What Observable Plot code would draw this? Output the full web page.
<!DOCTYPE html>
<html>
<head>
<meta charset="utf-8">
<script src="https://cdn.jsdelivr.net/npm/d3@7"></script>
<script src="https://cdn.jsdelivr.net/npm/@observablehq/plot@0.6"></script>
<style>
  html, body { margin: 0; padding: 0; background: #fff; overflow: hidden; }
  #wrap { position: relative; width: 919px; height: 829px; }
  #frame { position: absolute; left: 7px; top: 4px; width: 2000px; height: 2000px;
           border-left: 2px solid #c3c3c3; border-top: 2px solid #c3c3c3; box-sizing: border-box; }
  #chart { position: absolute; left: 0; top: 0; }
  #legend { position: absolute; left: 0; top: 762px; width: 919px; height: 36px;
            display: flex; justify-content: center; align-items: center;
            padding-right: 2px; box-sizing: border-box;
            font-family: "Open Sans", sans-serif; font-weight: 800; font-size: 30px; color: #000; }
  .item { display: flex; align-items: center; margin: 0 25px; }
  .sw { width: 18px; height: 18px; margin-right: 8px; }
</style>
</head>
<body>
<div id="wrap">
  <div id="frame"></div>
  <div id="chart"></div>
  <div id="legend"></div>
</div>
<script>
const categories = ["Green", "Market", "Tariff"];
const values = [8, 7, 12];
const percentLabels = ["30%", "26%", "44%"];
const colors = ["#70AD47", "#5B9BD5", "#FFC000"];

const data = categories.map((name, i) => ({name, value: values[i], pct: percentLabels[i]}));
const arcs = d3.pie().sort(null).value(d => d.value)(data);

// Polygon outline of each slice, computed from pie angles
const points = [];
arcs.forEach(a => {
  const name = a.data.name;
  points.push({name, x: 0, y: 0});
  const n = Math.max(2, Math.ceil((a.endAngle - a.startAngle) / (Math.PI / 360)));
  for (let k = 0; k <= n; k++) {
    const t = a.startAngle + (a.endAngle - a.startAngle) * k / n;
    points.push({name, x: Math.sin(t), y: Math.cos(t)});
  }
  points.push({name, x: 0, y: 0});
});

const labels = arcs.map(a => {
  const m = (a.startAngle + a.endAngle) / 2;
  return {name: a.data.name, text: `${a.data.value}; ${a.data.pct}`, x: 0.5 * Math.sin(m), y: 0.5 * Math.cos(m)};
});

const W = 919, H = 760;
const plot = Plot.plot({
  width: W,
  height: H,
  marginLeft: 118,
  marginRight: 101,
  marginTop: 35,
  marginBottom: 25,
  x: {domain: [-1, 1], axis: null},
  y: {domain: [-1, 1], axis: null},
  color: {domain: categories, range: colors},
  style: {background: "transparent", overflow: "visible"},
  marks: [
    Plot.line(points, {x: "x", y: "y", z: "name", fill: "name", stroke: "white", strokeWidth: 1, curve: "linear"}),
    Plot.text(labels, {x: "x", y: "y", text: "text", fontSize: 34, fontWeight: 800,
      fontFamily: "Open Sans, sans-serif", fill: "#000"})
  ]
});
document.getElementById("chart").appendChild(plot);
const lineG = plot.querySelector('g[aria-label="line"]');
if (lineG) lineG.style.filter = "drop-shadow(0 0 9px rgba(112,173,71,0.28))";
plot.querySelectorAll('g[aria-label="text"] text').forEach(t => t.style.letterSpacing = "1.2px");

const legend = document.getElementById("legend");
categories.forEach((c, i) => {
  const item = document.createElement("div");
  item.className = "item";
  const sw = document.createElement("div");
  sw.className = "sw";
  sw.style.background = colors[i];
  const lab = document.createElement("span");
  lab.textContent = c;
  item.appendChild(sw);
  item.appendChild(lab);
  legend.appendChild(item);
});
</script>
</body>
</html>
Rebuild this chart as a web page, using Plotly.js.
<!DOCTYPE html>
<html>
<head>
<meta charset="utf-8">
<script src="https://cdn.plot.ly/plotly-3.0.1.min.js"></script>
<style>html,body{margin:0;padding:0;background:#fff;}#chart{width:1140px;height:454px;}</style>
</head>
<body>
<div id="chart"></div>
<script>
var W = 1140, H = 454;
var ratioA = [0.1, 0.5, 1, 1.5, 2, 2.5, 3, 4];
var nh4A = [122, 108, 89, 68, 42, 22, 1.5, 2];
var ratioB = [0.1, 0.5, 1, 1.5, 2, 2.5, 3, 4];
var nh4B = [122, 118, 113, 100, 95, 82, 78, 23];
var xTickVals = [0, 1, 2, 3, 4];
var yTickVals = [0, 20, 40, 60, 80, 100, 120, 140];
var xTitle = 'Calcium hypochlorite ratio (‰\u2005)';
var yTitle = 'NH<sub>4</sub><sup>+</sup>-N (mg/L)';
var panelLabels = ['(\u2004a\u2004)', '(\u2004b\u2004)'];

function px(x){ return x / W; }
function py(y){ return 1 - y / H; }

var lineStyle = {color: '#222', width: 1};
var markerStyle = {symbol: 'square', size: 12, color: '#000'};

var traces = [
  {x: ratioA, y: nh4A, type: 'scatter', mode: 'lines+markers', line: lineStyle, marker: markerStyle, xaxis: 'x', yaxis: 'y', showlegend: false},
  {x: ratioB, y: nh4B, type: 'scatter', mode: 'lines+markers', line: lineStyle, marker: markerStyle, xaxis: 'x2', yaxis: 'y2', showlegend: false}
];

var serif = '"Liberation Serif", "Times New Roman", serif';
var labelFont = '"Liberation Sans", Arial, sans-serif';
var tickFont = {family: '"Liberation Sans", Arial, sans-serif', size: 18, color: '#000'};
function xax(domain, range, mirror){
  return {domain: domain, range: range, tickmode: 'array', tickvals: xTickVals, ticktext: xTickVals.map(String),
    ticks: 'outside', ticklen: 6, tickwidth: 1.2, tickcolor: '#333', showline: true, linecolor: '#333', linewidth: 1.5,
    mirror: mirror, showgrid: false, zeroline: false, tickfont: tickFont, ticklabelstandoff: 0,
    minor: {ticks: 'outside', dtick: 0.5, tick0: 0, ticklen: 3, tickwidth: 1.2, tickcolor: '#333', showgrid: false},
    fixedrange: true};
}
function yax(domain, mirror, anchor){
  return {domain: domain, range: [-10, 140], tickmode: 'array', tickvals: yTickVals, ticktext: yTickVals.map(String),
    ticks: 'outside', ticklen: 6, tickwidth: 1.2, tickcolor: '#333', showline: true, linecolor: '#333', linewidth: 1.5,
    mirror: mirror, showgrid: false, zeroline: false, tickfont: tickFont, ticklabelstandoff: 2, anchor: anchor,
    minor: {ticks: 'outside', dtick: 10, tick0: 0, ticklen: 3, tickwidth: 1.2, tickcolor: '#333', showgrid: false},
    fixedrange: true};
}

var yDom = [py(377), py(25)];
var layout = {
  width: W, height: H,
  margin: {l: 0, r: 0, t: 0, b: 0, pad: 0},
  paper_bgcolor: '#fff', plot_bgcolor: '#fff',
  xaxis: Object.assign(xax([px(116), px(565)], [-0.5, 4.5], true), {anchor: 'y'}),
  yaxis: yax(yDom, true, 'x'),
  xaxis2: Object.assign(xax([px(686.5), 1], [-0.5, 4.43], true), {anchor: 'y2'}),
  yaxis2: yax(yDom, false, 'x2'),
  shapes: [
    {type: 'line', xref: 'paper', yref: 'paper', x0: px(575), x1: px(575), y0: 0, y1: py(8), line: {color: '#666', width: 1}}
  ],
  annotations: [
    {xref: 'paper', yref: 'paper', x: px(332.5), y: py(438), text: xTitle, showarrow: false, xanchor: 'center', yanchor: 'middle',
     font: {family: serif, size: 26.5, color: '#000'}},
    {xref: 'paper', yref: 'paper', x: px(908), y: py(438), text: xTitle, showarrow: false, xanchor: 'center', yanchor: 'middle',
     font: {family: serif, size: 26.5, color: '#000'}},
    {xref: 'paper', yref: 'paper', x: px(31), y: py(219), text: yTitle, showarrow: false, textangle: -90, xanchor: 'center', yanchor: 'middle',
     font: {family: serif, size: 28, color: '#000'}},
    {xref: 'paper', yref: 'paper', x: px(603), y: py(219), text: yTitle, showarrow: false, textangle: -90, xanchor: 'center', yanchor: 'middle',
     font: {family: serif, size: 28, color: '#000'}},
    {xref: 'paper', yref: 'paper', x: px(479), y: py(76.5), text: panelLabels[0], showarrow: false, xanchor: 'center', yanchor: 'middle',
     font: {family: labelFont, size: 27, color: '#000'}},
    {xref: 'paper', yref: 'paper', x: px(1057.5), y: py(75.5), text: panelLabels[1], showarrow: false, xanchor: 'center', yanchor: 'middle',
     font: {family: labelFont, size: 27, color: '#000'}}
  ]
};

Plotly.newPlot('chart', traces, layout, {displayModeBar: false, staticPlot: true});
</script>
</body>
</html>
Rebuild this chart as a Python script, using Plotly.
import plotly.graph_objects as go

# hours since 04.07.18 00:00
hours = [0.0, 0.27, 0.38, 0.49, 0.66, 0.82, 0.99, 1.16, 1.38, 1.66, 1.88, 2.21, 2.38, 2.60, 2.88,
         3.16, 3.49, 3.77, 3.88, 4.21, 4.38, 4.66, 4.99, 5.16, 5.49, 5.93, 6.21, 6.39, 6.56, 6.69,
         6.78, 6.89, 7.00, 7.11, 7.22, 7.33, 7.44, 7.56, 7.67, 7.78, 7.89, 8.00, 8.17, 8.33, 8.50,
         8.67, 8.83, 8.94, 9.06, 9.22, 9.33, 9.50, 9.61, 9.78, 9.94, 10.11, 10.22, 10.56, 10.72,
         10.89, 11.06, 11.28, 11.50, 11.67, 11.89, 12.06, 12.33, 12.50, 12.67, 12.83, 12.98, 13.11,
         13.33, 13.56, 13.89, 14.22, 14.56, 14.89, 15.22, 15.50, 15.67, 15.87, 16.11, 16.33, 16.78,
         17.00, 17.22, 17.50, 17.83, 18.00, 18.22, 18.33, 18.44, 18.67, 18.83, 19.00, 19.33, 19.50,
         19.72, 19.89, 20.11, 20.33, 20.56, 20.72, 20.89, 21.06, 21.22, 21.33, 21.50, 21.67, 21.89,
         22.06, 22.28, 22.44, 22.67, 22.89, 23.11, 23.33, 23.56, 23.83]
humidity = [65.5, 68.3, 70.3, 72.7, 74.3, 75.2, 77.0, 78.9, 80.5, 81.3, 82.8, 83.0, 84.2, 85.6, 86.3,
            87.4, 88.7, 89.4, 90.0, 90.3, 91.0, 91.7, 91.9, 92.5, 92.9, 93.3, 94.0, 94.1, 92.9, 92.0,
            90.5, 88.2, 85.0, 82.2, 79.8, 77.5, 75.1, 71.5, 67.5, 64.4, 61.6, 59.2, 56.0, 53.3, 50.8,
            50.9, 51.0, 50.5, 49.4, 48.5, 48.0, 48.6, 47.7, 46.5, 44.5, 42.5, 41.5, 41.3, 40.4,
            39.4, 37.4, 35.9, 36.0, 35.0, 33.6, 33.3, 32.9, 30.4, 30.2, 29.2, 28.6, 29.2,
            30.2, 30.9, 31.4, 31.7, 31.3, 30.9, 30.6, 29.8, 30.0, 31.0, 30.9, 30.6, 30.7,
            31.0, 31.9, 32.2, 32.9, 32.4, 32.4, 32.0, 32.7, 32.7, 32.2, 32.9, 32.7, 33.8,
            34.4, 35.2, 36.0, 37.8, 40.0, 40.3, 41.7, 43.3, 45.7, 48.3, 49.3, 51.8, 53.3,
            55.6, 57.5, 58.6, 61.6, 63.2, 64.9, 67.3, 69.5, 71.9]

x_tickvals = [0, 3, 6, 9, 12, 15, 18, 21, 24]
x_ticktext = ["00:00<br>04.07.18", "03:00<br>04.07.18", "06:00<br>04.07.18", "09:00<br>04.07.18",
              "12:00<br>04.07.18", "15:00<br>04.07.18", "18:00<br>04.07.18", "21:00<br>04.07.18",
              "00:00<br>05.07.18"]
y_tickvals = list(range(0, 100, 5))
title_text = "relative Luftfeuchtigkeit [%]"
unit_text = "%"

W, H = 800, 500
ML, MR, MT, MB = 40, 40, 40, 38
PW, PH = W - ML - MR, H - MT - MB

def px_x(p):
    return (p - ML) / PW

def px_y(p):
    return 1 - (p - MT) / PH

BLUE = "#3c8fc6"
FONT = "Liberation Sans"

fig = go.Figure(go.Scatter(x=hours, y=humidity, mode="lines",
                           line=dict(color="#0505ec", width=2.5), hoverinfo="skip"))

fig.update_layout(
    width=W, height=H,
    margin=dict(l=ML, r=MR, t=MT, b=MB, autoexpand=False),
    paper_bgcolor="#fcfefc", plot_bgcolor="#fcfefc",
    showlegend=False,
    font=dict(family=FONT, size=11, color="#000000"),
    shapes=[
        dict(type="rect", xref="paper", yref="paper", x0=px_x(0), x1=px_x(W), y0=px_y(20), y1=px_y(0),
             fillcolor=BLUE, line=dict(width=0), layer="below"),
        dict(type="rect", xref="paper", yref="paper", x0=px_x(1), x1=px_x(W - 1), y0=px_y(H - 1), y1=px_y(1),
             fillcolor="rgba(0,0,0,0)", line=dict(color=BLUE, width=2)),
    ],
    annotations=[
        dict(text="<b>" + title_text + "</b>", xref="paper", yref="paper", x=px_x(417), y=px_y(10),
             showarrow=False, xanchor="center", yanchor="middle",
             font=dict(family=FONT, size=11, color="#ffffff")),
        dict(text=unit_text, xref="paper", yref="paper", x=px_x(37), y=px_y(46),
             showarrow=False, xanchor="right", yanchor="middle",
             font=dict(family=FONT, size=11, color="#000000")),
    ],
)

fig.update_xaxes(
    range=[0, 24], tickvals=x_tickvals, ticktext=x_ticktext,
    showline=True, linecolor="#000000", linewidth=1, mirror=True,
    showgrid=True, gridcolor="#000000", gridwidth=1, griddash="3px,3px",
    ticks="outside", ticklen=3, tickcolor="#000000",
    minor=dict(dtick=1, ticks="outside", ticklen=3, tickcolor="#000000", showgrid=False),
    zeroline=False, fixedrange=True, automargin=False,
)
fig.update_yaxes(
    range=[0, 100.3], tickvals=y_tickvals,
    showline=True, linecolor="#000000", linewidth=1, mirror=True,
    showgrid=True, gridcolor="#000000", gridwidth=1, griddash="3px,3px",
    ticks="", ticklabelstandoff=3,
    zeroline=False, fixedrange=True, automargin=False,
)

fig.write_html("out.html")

EXERCISE DETAILS
Taking the lines above, repeat exactly those from the line that contains "Rebuild this chart as a Python" through the line that contains "return 1 - (p - MT) / PH", and both of those lines as well. Include nothing else.

OUTPUT OF THE EXERCISE
Rebuild this chart as a Python script, using Plotly.
import plotly.graph_objects as go

# hours since 04.07.18 00:00
hours = [0.0, 0.27, 0.38, 0.49, 0.66, 0.82, 0.99, 1.16, 1.38, 1.66, 1.88, 2.21, 2.38, 2.60, 2.88,
         3.16, 3.49, 3.77, 3.88, 4.21, 4.38, 4.66, 4.99, 5.16, 5.49, 5.93, 6.21, 6.39, 6.56, 6.69,
         6.78, 6.89, 7.00, 7.11, 7.22, 7.33, 7.44, 7.56, 7.67, 7.78, 7.89, 8.00, 8.17, 8.33, 8.50,
         8.67, 8.83, 8.94, 9.06, 9.22, 9.33, 9.50, 9.61, 9.78, 9.94, 10.11, 10.22, 10.56, 10.72,
         10.89, 11.06, 11.28, 11.50, 11.67, 11.89, 12.06, 12.33, 12.50, 12.67, 12.83, 12.98, 13.11,
         13.33, 13.56, 13.89, 14.22, 14.56, 14.89, 15.22, 15.50, 15.67, 15.87, 16.11, 16.33, 16.78,
         17.00, 17.22, 17.50, 17.83, 18.00, 18.22, 18.33, 18.44, 18.67, 18.83, 19.00, 19.33, 19.50,
         19.72, 19.89, 20.11, 20.33, 20.56, 20.72, 20.89, 21.06, 21.22, 21.33, 21.50, 21.67, 21.89,
         22.06, 22.28, 22.44, 22.67, 22.89, 23.11, 23.33, 23.56, 23.83]
humidity = [65.5, 68.3, 70.3, 72.7, 74.3, 75.2, 77.0, 78.9, 80.5, 81.3, 82.8, 83.0, 84.2, 85.6, 86.3,
            87.4, 88.7, 89.4, 90.0, 90.3, 91.0, 91.7, 91.9, 92.5, 92.9, 93.3, 94.0, 94.1, 92.9, 92.0,
            90.5, 88.2, 85.0, 82.2, 79.8, 77.5, 75.1, 71.5, 67.5, 64.4, 61.6, 59.2, 56.0, 53.3, 50.8,
            50.9, 51.0, 50.5, 49.4, 48.5, 48.0, 48.6, 47.7, 46.5, 44.5, 42.5, 41.5, 41.3, 40.4,
            39.4, 37.4, 35.9, 36.0, 35.0, 33.6, 33.3, 32.9, 30.4, 30.2, 29.2, 28.6, 29.2,
            30.2, 30.9, 31.4, 31.7, 31.3, 30.9, 30.6, 29.8, 30.0, 31.0, 30.9, 30.6, 30.7,
            31.0, 31.9, 32.2, 32.9, 32.4, 32.4, 32.0, 32.7, 32.7, 32.2, 32.9, 32.7, 33.8,
            34.4, 35.2, 36.0, 37.8, 40.0, 40.3, 41.7, 43.3, 45.7, 48.3, 49.3, 51.8, 53.3,
            55.6, 57.5, 58.6, 61.6, 63.2, 64.9, 67.3, 69.5, 71.9]

x_tickvals = [0, 3, 6, 9, 12, 15, 18, 21, 24]
x_ticktext = ["00:00<br>04.07.18", "03:00<br>04.07.18", "06:00<br>04.07.18", "09:00<br>04.07.18",
              "12:00<br>04.07.18", "15:00<br>04.07.18", "18:00<br>04.07.18", "21:00<br>04.07.18",
              "00:00<br>05.07.18"]
y_tickvals = list(range(0, 100, 5))
title_text = "relative Luftfeuchtigkeit [%]"
unit_text = "%"

W, H = 800, 500
ML, MR, MT, MB = 40, 40, 40, 38
PW, PH = W - ML - MR, H - MT - MB

def px_x(p):
    return (p - ML) / PW

def px_y(p):
    return 1 - (p - MT) / PH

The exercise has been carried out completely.